In R v Ahluwalia the court of appeal confirmed that while it still has to be shown that there was a loss of self-control because of the provocative act; it does not mean that a gap in time between the act and the killing renders the defence unavailable. The greater the time span between the two acts, the harder it will be to prove the ‘sudden and temporary loss of self-control and its direct association with the provocative act. Despite this Ahluwalia's final appeal succeeded on the grounds of diminished responsibility not provocation, although the fatal act could have been a last minute loss of control. The willingness to acknowledge evidence of diminished responsibility in this case suggests that battered women are more likely to incite a favourable judicial response if they go down the route of medical-type excuses rather than the partial justification of provocation.
Humphrey's appeal succeeded because the cumulative effects of many years of abuse were taken into consideration. In Thornton's case it was accepted that ‘Battered Woman Syndrome' (BWS) was accepted as a ‘relevant characteristic' for consideration. Nevertheless, BWS is not a legal defence to murder, it is used to explain the characteristic psychological responses to abuse by a victim such as ‘low self-esteem, self-blame for the violence, anxiety, depression, fear, general suspiciousness, and the belief that only they can change their predicament'.

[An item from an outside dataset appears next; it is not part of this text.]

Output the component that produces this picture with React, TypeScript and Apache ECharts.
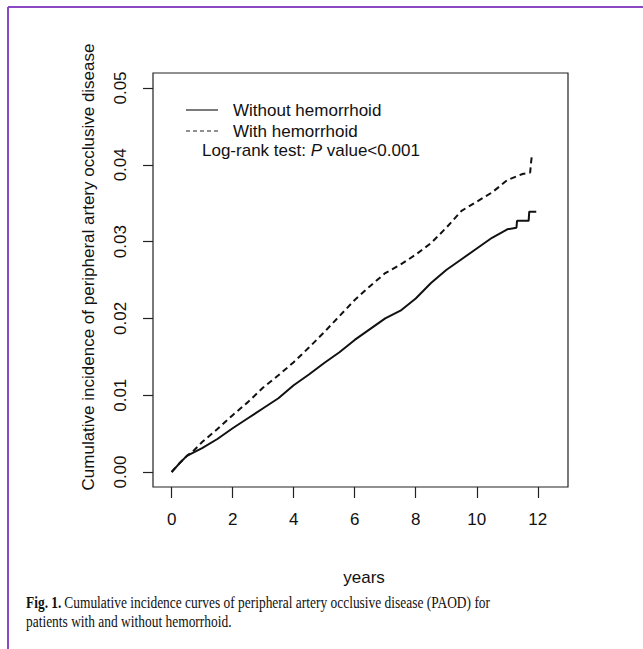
import React, { useEffect, useRef } from "react";
import * as echarts from "echarts";

const xTicks = [0, 2, 4, 6, 8, 10, 12];
const yTicks = [0, 0.01, 0.02, 0.03, 0.04, 0.05];

const withoutYears = [0, 0.25, 0.5, 1, 1.5, 2, 2.5, 3, 3.5, 4, 4.5, 5, 5.5, 6, 6.5, 7, 7.5, 8, 8.5, 9, 9.5, 10, 10.5, 11, 11.3, 11.32, 11.7, 11.72, 11.95];
const withoutValues = [0, 0.0011, 0.0021, 0.0031, 0.0043, 0.0057, 0.007, 0.0083, 0.0096, 0.0113, 0.0127, 0.0142, 0.0156, 0.0172, 0.0186, 0.02, 0.021, 0.0226, 0.0246, 0.0263, 0.0277, 0.0291, 0.0305, 0.0316, 0.0318, 0.0327, 0.0327, 0.0339, 0.0339];

const withYears = [0, 0.25, 0.5, 0.7, 1, 1.5, 2, 2.5, 3, 3.5, 4, 4.5, 5, 5.5, 6, 6.5, 7, 7.5, 8, 8.5, 9, 9.5, 10, 10.5, 11, 11.5, 11.75, 11.78, 11.8];
const withValues = [0, 0.0011, 0.0021, 0.0027, 0.0039, 0.0056, 0.0074, 0.0091, 0.011, 0.0126, 0.0143, 0.0162, 0.0182, 0.0203, 0.0224, 0.0242, 0.0259, 0.027, 0.0283, 0.0298, 0.0318, 0.034, 0.0352, 0.0364, 0.038, 0.0388, 0.039, 0.0403, 0.041];

const seriesNames = ["Without hemorrhoid", "With hemorrhoid"];
const yTitle = "Cumulative incidence of peripheral artery occlusive disease";
const xTitle = "years";
const captionLine1 = "Cumulative incidence curves of peripheral artery occlusive disease (PAOD) for";
const captionLine2 = "patients with and without hemorrhoid.";

export default function App() {
  const ref = useRef<HTMLDivElement>(null);
  useEffect(() => {
    if (!ref.current) return;
    const chart = echarts.init(ref.current, undefined, { renderer: "svg" });
    const sans = "Liberation Sans, Arial, sans-serif";
    const serif = "Liberation Serif, Times New Roman, serif";
    const fs = 17;
    const purple = "#8b47c4";
    const capScale = 0.84;
    chart.setOption({
      animation: false,
      backgroundColor: "#ffffff",
      grid: {
        left: 153,
        top: 73,
        width: 415,
        height: 414,
        show: true,
        borderColor: "#222",
        borderWidth: 1.2,
        backgroundColor: "transparent",
      },
      xAxis: {
        type: "value",
        min: -0.61,
        max: 12.99,
        axisLine: { show: false, onZero: false },
        splitLine: { show: false },
        axisTick: { show: true, customValues: xTicks, length: 11, lineStyle: { color: "#222", width: 1.2 } },
        axisLabel: { customValues: xTicks, margin: 24, fontSize: fs, fontFamily: sans, color: "#111" },
      },
      yAxis: {
        type: "value",
        min: -0.00195,
        max: 0.05195,
        axisLine: { show: false, onZero: false },
        splitLine: { show: false },
        axisTick: { show: true, customValues: yTicks, length: 10, lineStyle: { color: "#222", width: 1.2 } },
        axisLabel: {
          customValues: yTicks,
          rotate: 90,
          margin: 24,
          fontSize: fs,
          fontFamily: sans,
          color: "#111",
          formatter: (v: number) => v.toFixed(2),
        },
      },
      series: [
        {
          name: seriesNames[0],
          type: "line",
          showSymbol: false,
          data: withoutYears.map((x, i) => [x, withoutValues[i]]),
          lineStyle: { color: "#111", width: 2 },
        },
        {
          name: seriesNames[1],
          type: "line",
          showSymbol: false,
          data: withYears.map((x, i) => [x, withValues[i]]),
          lineStyle: { color: "#111", width: 2, type: [6, 4] },
        },
      ],
      graphic: [
        { type: "line", shape: { x1: 8, y1: 7, x2: 643, y2: 7 }, style: { stroke: purple, lineWidth: 2 } },
        { type: "line", shape: { x1: 8, y1: 7, x2: 8, y2: 649 }, style: { stroke: purple, lineWidth: 2 } },
        { type: "line", shape: { x1: 186, y1: 110, x2: 218, y2: 110 }, style: { stroke: "#222", lineWidth: 1.2 } },
        { type: "line", shape: { x1: 186, y1: 131, x2: 218, y2: 131 }, style: { stroke: "#222", lineWidth: 1.2, lineDash: [4, 3] } },
        {
          type: "text",
          x: 233,
          y: 110,
          style: { text: seriesNames[0], font: `${fs}px ${sans}`, fill: "#111", textVerticalAlign: "middle" },
        },
        {
          type: "text",
          x: 233,
          y: 131,
          style: { text: seriesNames[1], font: `${fs}px ${sans}`, fill: "#111", textVerticalAlign: "middle" },
        },
        {
          type: "text",
          x: 202,
          y: 150,
          style: {
            text: "{n|Log-rank test: }{i|P}{n| value<0.001}",
            verticalAlign: "middle",
            rich: {
              n: { fontSize: fs, fontFamily: sans, fill: "#111" },
              i: { fontSize: fs, fontFamily: sans, fontStyle: "italic", fill: "#111" },
            },
          },
        },
        {
          type: "text",
          x: 88,
          y: 267,
          rotation: Math.PI / 2,
          style: { text: yTitle, font: `${fs}px ${sans}`, fill: "#111", align: "center", verticalAlign: "middle" },
        },
        {
          type: "text",
          x: 364,
          y: 577,
          style: { text: xTitle, font: `${fs}px ${sans}`, fill: "#111", align: "center", verticalAlign: "middle" },
        },
        {
          type: "text",
          x: 26,
          y: 603,
          scaleX: capScale,
          style: {
            text: "{b|Fig. 1.} {n|" + captionLine1 + "}",
            verticalAlign: "middle",
            rich: {
              b: { fontSize: 16, fontFamily: serif, fontWeight: "bold", fill: "#111" },
              n: { fontSize: 16, fontFamily: serif, fill: "#111" },
            },
          },
        },
        {
          type: "text",
          x: 26,
          y: 622,
          scaleX: capScale,
          style: { text: captionLine2, font: `16px ${serif}`, fill: "#111", verticalAlign: "middle" },
        },
      ],
    });
    return () => chart.dispose();
  }, []);
  return <div ref={ref} style={{ position: "fixed", left: 0, top: 0, width: 643, height: 649 }} />;
}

The Law Commission reviewed provocation in several different reports, highlighting areas for reform and maybe even abolition. Some issues raised were that the defence has internal contradictions because it is trying to find the middle ground. It raises the question whether a reasonable person should ever kill in response to provocation. The objective requirement of section 3 “whether a reasonable man would have done as the defendant did” has been deliberated by the House of Lords in cases such as R v Smith (Morgan) where the defendant was a manic depressive who in the midst of a row with the victim, stabbed him. The question asked was what level of self-control could have been expected of Smith? It was held that all characteristics should be included. This issue was re-visited by the Privy Council in Attorney-General for Jersey v Holley; the defendant was a chronic alcoholic who killed his girlfriend. He tried to plead on the issues raised in Smith (Morgan), but this was disproved and it was held that only the characteristics of age and sex should be taken into account. In cases that came to court later, Jersey v Holley was followed in spite of Smith (Morgan) being the precedent.
The meaning of provocative conduct under section 3 is too wide; no limits therefore completely innocent conduct on the part of the deceased may be classed as provocation. The defence seemed to blame the victim for the defendant's inability to exercise control; obviously the deceased cannot answer assertions in court. Some confusion might have also arisen in cases where a defendant ran both the defence of provocation and diminished responsibility as the burden of proof remains with the prosecution in cases of provocation but with diminished responsibility it is the defence's burden.
With all these problems arising, it is about time the law on provocation was changed. In November 2009, the reforms on the Law of Homicide were given the Royal Assent in the form of the Coroners and Justice Act 2009. Under the reforms, the existing partial defence of provocation has been replaced by a new partial defence based on loss of self-control due to a ‘qualifying trigger'.The qualifying triggers are a) killing in response to fear of serious violence and b) killing in response to words or conduct which caused the defendant to have a justifiable sense of being seriously wronged. Sexual infidelity is specifically excluded from these triggers; this move has been welcomed by women's groups, but criticised by lawyers.